The province has received proposals to create four times as many spots as it wants to fund, which QS says proves the Coalition Avenir Québec party is to blame for the lack of daycare spots Quebec parents desperately need.

In October, Families Minister Mathieu Lacombe launched an appeal to create 4,359 subsidized daycare spots in some 50 restricted territories. But according to data obtained by La Presse Canadienne, 319 projects have been submitted to create a total of 17,808 subsidized spots across the province.

QS family spokesperson Christine Labrie says the Legault government no longer has any excuses that justify slowing down the development of the network.

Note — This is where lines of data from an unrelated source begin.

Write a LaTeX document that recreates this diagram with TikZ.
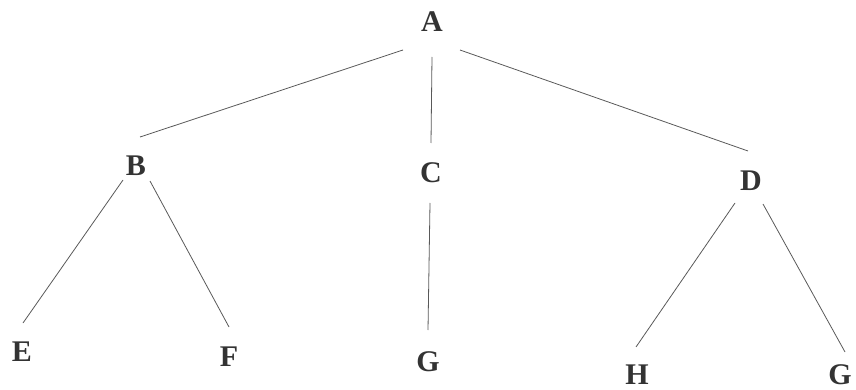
\documentclass[tikz,border=0pt]{standalone}
\usepackage{fontspec}
\setmainfont{Liberation Serif}
\begin{document}
\begin{tikzpicture}[x=1pt,y=-1pt,
  lbl/.style={inner sep=0pt, font=\fontsize{30}{32}\selectfont\bfseries, text=black!80},
  edge/.style={draw=black!65, line width=0.8pt}]
\useasboundingbox (0,0) rectangle (856,390);
\node[lbl] (A) at (432,22) {A};
\node[lbl] (B) at (136,166) {B};
\node[lbl] (C) at (431,173) {C};
\node[lbl] (D) at (751,181) {D};
\node[lbl] (E) at (22,352) {E};
\node[lbl] (F) at (229,357) {F};
\node[lbl] (G) at (428,362) {G};
\node[lbl] (H) at (637,375) {H};
\node[lbl] (G2) at (840,375) {G};
\draw[edge] ([shift={(-29,28)}]A.center) -- ([shift={(4,-29)}]B.center);
\draw[edge] ([shift={(0,35)}]A.center) -- ([shift={(0,-30)}]C.center);
\draw[edge] ([shift={(28,28)}]A.center) -- ([shift={(-3,-30)}]D.center);
\draw[edge] ([shift={(-13,14)}]B.center) -- ([shift={(1,-29)}]E.center);
\draw[edge] ([shift={(14,15)}]B.center) -- ([shift={(0,-30)}]F.center);
\draw[edge] ([shift={(-1,30)}]C.center) -- ([shift={(0,-32)}]G.center);
\draw[edge] ([shift={(-16,22)}]D.center) -- ([shift={(-1,-28)}]H.center);
\draw[edge] ([shift={(12,23)}]D.center) -- ([shift={(5,-23)}]G2.center);
\end{tikzpicture}
\end{document}
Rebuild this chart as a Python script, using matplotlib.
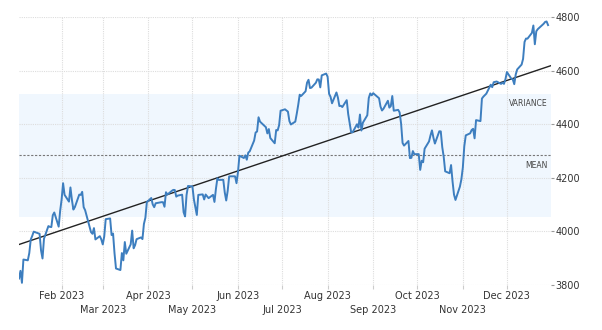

“The obstacle to the development of places now is the CAQ,” Labrie said on Monday afternoon. “The CAQ lacks ambition. It must absolutely be more ambitious in the development of childcare centres: there is room to triple — literally — the number of places it had planned to develop.”

She added that thousands of parents are currently waiting for daycare spaces to open to be able to go back to work, which means employers are also suffering the repercussions of the government’s procrastination.

Labrie said the government maintains “partisan reluctance” to finance the expansion of the network simply because “the childcare centres are not the CAQ’s invention.”

According to recent data, more than 40,000 children are waiting for a place in the subsidized network across Quebec.

Labrie is demanding for the treasury board to release funds quickly to finance the 17,808 proposed spots.

A shortage of qualified staff is also impacting daycare services in the province, Lacombe has said in the past. Parti Québécois MNA Véronique Hivon attributes the lack of staff to unattractive working conditions that need to be improved.